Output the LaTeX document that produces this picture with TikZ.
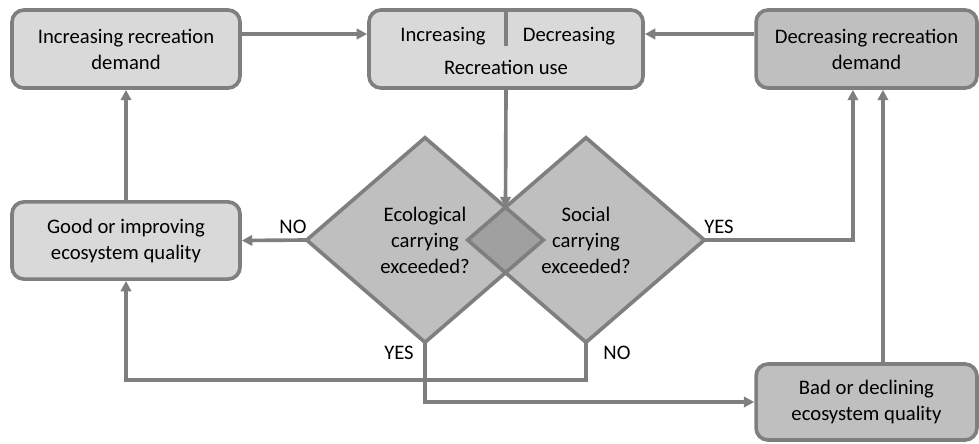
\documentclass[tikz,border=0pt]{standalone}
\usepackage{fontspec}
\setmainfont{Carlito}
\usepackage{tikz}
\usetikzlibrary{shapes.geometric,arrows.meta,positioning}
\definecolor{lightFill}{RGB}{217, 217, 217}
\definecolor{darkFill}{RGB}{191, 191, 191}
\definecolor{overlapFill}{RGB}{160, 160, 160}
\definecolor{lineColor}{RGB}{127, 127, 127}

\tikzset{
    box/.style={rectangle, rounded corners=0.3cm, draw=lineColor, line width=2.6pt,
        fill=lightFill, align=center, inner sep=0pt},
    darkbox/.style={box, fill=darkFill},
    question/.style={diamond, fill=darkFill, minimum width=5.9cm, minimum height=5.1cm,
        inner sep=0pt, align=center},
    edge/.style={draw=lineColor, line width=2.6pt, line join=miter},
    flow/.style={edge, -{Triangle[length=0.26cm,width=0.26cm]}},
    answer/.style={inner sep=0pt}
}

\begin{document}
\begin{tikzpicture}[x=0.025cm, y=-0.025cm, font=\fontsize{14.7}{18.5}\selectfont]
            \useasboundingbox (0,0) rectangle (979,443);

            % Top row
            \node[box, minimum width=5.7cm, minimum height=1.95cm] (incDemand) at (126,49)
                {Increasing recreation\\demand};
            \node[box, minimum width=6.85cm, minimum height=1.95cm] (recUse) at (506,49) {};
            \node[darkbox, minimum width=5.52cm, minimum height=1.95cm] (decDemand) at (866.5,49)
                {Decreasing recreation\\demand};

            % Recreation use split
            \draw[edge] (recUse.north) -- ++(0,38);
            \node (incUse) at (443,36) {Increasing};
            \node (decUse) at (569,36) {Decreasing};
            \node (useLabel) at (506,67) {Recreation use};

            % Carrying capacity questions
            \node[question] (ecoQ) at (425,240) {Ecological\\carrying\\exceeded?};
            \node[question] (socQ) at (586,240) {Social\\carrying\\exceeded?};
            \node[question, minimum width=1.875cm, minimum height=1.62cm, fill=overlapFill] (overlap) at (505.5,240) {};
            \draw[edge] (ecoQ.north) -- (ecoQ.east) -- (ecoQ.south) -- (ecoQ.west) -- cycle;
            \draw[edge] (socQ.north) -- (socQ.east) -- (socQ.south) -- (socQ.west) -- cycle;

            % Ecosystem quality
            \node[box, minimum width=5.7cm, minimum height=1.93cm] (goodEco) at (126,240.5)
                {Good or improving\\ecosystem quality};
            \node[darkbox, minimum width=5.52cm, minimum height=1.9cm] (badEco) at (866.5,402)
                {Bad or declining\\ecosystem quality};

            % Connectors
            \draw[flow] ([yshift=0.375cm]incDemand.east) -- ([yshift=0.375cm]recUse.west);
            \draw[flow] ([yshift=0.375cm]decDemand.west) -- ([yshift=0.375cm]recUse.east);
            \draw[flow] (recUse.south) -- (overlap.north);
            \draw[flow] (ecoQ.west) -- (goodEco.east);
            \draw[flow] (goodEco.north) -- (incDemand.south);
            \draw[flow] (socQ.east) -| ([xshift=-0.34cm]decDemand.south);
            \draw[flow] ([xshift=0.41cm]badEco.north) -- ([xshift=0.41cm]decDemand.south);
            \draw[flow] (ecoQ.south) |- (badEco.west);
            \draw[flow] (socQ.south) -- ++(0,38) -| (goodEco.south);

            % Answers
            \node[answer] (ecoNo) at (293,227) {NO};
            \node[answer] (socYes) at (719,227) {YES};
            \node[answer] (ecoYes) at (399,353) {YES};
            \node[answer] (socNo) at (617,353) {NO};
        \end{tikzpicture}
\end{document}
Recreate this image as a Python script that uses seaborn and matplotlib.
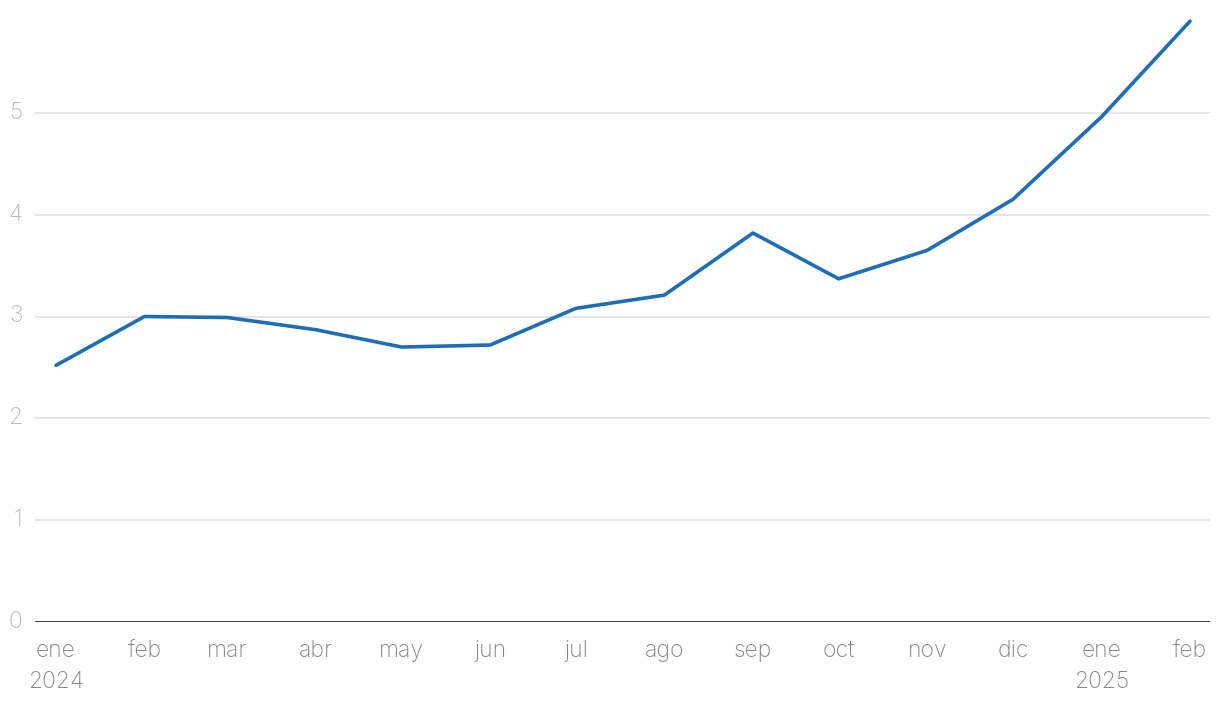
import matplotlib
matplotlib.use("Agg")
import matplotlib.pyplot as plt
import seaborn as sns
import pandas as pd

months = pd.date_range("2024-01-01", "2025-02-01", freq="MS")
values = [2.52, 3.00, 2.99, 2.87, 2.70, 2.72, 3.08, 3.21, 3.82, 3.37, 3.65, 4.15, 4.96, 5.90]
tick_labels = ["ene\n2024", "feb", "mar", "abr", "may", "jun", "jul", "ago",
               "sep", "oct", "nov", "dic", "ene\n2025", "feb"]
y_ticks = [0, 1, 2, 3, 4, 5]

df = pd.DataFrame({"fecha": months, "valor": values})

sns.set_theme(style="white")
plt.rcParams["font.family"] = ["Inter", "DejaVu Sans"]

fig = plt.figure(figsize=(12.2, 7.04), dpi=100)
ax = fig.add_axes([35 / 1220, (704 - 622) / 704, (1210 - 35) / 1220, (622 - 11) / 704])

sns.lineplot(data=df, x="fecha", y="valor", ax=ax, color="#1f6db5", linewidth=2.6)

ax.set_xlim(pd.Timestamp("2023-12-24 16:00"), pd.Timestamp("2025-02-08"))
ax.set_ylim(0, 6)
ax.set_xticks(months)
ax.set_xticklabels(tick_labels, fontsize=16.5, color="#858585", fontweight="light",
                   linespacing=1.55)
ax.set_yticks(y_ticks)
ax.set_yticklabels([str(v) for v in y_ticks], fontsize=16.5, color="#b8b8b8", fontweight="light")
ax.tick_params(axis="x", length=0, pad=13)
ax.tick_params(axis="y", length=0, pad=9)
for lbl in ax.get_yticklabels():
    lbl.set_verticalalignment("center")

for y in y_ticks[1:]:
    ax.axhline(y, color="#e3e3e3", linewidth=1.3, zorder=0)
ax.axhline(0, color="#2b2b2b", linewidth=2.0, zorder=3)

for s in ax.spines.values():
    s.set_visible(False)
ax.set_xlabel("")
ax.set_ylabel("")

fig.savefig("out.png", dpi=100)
==
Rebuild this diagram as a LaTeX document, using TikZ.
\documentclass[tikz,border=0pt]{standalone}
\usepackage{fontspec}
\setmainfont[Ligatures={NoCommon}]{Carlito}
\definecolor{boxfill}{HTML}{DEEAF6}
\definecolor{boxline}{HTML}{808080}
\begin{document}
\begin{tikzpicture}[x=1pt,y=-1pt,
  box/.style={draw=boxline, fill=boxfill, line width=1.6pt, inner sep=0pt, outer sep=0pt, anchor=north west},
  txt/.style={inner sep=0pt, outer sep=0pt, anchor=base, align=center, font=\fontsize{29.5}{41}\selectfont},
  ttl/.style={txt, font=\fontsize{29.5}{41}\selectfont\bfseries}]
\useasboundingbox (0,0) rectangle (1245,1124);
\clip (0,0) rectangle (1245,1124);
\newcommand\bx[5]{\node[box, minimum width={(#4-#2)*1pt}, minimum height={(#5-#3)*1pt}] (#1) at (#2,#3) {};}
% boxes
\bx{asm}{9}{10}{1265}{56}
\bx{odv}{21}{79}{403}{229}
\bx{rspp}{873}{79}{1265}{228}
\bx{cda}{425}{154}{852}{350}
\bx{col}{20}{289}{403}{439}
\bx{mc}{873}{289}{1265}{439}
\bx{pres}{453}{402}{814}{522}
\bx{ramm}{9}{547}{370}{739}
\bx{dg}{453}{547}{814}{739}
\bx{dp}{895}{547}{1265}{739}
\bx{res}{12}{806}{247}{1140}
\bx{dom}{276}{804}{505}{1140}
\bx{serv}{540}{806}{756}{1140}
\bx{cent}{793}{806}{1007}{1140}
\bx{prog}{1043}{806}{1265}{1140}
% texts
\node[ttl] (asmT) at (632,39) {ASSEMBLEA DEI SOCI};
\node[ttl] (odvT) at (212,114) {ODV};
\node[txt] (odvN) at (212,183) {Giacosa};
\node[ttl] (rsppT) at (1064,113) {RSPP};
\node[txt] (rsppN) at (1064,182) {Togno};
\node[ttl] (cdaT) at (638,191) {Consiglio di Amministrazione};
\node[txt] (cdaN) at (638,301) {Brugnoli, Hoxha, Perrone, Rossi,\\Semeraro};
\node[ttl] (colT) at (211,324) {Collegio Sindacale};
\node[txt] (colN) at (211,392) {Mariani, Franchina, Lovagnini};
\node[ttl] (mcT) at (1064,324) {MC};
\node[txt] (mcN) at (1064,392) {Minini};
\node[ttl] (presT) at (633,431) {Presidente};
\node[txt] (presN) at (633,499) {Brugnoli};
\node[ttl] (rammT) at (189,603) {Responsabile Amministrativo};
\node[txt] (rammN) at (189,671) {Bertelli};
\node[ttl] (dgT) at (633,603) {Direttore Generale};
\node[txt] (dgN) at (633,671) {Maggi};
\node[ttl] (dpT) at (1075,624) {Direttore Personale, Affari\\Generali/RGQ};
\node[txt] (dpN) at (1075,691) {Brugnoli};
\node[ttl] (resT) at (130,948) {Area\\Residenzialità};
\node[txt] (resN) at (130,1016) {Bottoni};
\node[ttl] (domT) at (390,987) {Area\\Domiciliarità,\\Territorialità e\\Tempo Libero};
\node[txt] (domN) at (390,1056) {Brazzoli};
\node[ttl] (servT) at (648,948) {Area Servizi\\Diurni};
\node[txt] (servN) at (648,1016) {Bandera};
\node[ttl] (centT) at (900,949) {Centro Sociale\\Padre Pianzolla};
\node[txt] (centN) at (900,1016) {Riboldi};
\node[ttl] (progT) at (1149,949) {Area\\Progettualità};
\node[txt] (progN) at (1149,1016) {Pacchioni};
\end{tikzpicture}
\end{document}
...
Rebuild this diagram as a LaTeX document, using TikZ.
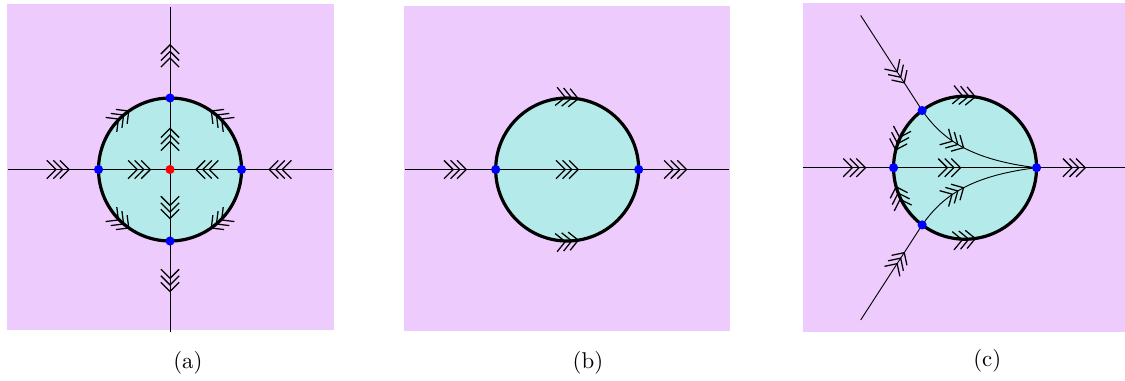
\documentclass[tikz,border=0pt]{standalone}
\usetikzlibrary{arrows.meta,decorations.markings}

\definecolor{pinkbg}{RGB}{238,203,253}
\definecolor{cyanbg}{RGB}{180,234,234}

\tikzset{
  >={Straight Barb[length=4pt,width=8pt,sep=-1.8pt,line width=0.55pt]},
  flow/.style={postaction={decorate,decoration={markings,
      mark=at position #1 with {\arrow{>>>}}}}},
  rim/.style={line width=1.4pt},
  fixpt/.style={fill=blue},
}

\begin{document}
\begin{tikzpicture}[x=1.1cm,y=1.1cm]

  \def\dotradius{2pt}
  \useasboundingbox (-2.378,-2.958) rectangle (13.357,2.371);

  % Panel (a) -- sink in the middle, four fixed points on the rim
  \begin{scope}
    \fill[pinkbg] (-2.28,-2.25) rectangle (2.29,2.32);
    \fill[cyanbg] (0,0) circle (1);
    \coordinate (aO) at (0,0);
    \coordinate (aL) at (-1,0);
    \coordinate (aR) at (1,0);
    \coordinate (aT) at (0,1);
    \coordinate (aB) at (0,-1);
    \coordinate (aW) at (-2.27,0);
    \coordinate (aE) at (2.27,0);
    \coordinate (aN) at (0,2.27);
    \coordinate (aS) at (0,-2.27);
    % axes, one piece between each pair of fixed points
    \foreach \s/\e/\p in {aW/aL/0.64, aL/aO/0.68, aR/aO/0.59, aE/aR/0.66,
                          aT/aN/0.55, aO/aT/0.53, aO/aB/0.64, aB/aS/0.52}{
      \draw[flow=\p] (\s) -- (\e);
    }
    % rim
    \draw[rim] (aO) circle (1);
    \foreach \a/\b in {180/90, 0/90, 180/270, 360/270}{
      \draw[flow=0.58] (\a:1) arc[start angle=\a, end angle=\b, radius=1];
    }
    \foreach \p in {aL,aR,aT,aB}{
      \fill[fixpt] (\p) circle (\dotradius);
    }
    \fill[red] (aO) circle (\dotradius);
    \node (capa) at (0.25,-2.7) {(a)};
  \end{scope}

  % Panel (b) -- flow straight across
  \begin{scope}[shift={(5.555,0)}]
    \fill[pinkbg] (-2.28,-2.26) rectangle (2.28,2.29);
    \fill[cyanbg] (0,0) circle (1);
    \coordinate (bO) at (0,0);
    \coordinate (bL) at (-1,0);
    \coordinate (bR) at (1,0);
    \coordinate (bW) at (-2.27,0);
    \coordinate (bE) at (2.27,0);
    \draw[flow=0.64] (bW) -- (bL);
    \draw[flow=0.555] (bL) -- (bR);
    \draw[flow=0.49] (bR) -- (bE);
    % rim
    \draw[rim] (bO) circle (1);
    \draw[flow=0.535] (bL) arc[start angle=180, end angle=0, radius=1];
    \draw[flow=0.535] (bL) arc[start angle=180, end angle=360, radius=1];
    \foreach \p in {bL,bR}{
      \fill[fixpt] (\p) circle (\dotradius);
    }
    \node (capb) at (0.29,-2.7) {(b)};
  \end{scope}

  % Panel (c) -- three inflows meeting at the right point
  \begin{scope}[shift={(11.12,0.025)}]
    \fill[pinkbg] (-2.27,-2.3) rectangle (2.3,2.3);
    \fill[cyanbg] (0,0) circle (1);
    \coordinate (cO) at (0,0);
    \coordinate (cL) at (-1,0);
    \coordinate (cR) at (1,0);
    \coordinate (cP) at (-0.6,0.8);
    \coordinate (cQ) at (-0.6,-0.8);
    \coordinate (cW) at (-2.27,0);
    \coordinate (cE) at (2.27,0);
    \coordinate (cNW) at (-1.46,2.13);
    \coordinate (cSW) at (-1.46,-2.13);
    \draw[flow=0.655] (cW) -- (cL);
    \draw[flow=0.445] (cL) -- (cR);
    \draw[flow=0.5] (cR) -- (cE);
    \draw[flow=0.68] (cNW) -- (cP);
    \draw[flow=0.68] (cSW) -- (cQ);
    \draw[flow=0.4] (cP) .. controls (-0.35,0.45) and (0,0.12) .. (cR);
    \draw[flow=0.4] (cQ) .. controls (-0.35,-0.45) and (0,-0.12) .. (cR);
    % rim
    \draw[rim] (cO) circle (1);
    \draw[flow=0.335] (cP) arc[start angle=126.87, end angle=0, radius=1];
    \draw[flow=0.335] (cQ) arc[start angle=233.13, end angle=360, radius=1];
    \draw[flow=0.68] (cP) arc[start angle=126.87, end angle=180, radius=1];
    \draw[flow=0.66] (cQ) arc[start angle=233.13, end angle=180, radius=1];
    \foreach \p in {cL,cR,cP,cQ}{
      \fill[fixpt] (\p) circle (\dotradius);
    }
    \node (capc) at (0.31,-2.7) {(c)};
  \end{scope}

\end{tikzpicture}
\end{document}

## What is asked
Copy each line in the data that holds the word "matplotlib".

## Response below
Recreate this image as a Python script that uses seaborn and matplotlib.
import matplotlib
matplotlib.use("Agg")
import matplotlib.pyplot as plt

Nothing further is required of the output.